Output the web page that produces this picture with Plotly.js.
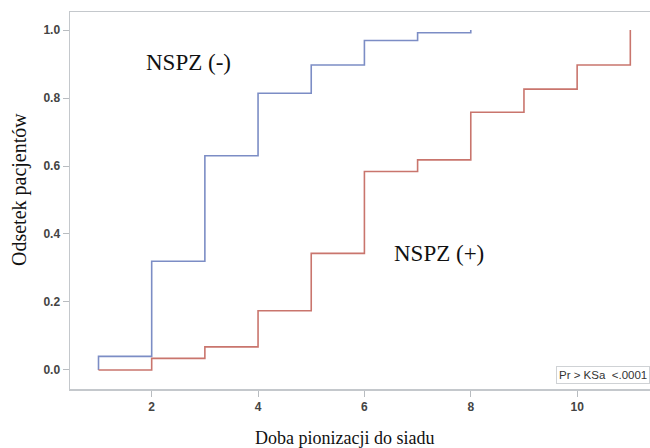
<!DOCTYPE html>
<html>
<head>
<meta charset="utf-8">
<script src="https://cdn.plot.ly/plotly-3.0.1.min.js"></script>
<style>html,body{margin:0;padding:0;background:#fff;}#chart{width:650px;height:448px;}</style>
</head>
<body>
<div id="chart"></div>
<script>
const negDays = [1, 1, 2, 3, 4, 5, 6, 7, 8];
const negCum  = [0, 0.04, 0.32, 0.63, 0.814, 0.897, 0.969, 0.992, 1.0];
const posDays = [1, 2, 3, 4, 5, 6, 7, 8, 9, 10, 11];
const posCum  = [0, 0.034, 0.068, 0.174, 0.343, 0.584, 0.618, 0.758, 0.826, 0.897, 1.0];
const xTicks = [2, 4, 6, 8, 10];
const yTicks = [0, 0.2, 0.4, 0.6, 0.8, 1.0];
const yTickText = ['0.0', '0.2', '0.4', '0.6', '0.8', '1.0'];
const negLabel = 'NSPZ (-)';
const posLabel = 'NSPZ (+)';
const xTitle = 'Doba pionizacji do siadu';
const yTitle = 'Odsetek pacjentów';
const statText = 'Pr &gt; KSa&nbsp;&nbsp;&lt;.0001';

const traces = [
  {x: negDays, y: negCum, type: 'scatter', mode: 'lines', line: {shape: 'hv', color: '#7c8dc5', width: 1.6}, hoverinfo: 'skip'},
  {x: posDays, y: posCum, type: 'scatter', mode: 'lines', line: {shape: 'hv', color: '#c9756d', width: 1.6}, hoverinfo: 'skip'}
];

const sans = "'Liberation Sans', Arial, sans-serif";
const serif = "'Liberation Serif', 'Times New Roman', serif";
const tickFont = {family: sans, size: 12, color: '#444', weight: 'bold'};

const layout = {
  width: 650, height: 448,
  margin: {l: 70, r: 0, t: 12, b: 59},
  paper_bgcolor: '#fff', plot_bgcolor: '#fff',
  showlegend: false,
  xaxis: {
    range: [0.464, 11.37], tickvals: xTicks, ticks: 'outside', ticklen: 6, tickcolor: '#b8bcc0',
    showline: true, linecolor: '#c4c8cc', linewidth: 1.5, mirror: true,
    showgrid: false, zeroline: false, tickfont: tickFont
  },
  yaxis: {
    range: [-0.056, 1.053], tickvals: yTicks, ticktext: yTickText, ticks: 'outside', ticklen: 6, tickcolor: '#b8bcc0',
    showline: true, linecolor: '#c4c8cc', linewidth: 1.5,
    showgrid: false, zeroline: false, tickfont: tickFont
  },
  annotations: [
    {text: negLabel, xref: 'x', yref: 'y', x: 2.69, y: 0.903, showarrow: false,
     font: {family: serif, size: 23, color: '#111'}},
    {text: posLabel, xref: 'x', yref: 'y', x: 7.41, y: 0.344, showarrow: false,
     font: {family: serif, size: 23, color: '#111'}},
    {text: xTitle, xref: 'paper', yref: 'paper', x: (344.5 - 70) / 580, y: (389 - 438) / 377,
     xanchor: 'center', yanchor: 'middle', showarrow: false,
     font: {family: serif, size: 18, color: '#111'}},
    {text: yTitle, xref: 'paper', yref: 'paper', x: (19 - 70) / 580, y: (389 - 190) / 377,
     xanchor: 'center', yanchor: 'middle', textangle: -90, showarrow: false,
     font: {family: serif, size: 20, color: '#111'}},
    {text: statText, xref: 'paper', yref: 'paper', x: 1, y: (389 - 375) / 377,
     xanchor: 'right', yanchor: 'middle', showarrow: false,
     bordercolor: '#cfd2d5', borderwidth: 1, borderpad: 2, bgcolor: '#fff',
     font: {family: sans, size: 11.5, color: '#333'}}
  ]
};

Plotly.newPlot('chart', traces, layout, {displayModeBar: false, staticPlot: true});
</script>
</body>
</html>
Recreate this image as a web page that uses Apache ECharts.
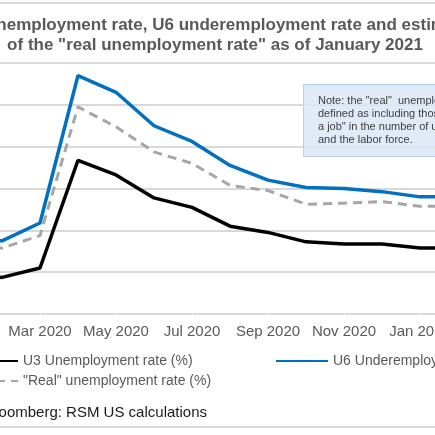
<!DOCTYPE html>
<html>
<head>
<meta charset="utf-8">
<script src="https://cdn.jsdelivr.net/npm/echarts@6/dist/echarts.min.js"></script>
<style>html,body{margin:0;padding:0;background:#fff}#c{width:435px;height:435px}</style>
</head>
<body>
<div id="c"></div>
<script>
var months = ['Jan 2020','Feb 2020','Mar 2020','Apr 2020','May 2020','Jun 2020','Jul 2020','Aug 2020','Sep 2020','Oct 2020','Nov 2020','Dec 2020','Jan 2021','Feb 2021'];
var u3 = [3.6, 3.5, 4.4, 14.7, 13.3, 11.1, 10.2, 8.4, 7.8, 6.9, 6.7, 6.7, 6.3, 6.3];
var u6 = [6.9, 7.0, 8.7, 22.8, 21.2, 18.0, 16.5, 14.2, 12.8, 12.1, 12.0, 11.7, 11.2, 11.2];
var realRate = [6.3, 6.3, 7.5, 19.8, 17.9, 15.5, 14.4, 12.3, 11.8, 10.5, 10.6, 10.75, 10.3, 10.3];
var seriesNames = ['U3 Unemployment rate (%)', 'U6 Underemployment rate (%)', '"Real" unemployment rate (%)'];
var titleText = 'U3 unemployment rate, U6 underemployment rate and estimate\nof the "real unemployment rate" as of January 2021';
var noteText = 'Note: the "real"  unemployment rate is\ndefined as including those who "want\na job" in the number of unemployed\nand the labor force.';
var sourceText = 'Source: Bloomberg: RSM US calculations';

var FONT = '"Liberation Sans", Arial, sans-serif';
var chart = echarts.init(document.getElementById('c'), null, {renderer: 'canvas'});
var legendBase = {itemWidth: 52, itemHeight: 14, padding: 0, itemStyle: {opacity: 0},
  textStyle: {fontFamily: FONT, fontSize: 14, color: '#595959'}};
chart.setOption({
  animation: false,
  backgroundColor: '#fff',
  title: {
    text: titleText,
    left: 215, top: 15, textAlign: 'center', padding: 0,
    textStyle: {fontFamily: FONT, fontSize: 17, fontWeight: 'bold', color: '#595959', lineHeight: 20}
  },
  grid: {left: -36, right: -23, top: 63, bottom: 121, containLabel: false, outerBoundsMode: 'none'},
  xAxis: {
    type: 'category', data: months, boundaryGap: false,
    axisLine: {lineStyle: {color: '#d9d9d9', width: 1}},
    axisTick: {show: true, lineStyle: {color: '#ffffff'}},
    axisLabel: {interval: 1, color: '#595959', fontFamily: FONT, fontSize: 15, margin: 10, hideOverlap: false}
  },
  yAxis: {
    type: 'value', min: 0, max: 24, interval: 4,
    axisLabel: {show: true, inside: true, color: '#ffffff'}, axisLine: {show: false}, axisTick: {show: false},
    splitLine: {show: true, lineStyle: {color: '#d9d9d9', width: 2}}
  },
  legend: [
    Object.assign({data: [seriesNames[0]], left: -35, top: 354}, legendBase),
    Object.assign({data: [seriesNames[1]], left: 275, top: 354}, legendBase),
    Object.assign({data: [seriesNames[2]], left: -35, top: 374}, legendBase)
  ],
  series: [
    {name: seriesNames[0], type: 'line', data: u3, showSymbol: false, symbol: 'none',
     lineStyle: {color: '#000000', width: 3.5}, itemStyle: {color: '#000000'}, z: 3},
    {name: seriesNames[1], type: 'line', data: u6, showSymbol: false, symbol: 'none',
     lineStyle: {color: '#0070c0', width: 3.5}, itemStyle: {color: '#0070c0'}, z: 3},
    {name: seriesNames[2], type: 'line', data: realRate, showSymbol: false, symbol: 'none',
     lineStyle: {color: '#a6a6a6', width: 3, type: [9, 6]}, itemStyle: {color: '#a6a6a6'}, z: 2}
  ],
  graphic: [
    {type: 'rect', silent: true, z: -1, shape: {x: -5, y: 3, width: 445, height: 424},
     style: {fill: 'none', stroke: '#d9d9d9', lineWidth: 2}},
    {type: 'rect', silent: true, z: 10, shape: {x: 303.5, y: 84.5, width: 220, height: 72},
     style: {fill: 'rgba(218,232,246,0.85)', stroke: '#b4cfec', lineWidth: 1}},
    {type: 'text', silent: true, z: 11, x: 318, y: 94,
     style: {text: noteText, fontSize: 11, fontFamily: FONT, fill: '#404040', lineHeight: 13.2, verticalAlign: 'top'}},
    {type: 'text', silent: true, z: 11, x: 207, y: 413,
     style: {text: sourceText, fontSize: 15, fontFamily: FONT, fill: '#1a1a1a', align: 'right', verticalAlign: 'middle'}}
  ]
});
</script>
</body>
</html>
# # # #
Go to the line containing "Recreate this image" and copy exactly from there through the line containing "var sourceText = 'Source: Bloomberg: RSM", both included, and nothing more. Pictures are excluded.

Recreate this image as a web page that uses Apache ECharts.
<!DOCTYPE html>
<html>
<head>
<meta charset="utf-8">
<script src="https://cdn.jsdelivr.net/npm/echarts@6/dist/echarts.min.js"></script>
<style>html,body{margin:0;padding:0;background:#fff}#c{width:435px;height:435px}</style>
</head>
<body>
<div id="c"></div>
<script>
var months = ['Jan 2020','Feb 2020','Mar 2020','Apr 2020','May 2020','Jun 2020','Jul 2020','Aug 2020','Sep 2020','Oct 2020','Nov 2020','Dec 2020','Jan 2021','Feb 2021'];
var u3 = [3.6, 3.5, 4.4, 14.7, 13.3, 11.1, 10.2, 8.4, 7.8, 6.9, 6.7, 6.7, 6.3, 6.3];
var u6 = [6.9, 7.0, 8.7, 22.8, 21.2, 18.0, 16.5, 14.2, 12.8, 12.1, 12.0, 11.7, 11.2, 11.2];
var realRate = [6.3, 6.3, 7.5, 19.8, 17.9, 15.5, 14.4, 12.3, 11.8, 10.5, 10.6, 10.75, 10.3, 10.3];
var seriesNames = ['U3 Unemployment rate (%)', 'U6 Underemployment rate (%)', '"Real" unemployment rate (%)'];
var titleText = 'U3 unemployment rate, U6 underemployment rate and estimate\nof the "real unemployment rate" as of January 2021';
var noteText = 'Note: the "real"  unemployment rate is\ndefined as including those who "want\na job" in the number of unemployed\nand the labor force.';
var sourceText = 'Source: Bloomberg: RSM US calculations';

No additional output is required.